→ PROVIDED ENTRIES
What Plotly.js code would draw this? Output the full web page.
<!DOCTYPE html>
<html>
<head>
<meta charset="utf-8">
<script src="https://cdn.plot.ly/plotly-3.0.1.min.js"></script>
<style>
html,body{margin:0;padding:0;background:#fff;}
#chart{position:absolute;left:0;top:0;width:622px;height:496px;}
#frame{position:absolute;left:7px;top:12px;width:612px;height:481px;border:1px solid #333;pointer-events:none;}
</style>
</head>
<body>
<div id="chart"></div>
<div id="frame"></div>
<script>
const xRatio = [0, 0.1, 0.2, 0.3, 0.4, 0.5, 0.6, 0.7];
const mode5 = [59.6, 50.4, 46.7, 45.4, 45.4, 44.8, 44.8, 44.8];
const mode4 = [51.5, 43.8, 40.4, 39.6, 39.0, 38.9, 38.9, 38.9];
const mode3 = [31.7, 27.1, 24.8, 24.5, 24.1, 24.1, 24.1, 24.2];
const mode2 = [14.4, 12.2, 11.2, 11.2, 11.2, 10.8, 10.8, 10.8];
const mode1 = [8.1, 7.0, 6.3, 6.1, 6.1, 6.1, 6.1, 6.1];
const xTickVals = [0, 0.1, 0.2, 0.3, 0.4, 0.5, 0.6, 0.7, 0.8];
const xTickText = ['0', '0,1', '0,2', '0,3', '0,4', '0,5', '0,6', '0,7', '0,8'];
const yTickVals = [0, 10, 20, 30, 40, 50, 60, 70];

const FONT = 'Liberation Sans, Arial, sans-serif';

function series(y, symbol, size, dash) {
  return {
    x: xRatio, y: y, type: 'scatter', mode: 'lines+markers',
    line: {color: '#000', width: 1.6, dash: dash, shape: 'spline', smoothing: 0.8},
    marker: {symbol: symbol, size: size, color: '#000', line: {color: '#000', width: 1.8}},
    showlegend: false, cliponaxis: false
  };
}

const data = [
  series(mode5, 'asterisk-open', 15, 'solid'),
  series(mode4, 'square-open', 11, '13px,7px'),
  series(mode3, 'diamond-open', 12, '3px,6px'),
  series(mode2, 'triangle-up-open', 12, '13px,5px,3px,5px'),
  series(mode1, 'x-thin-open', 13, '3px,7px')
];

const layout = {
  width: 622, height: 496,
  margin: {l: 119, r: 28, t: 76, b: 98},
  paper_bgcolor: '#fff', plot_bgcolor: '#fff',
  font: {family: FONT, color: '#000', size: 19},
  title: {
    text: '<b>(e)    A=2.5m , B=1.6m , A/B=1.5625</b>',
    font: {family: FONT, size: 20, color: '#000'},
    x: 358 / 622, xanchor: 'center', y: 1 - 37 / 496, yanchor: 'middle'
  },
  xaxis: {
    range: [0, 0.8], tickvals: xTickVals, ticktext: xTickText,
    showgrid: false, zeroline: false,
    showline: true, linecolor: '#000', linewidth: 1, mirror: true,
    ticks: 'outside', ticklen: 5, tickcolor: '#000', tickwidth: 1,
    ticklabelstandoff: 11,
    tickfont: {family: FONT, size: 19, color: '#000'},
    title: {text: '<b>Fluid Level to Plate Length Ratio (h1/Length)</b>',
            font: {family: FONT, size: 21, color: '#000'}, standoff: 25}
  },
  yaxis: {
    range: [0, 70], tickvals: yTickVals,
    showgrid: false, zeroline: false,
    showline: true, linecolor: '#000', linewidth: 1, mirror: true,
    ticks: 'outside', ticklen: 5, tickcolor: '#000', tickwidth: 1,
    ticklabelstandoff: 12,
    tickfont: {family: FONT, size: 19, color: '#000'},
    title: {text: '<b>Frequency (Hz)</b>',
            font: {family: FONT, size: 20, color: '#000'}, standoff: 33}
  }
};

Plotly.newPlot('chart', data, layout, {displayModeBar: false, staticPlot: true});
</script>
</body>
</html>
---
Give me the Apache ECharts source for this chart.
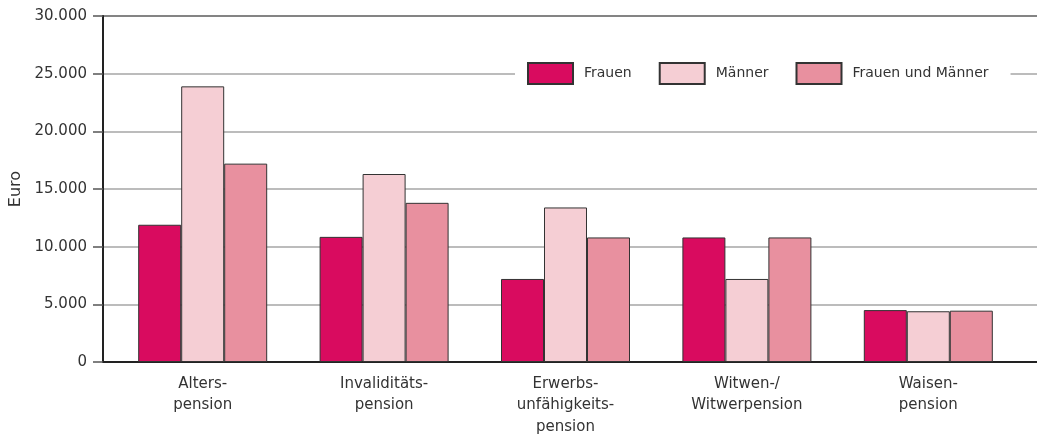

→ PROBLEM TO SOLVE
Show, from the listing above, each line that contains the word "this".

→ ANSWER
What Plotly.js code would draw this? Output the full web page.
Give me the Apache ECharts source for this chart.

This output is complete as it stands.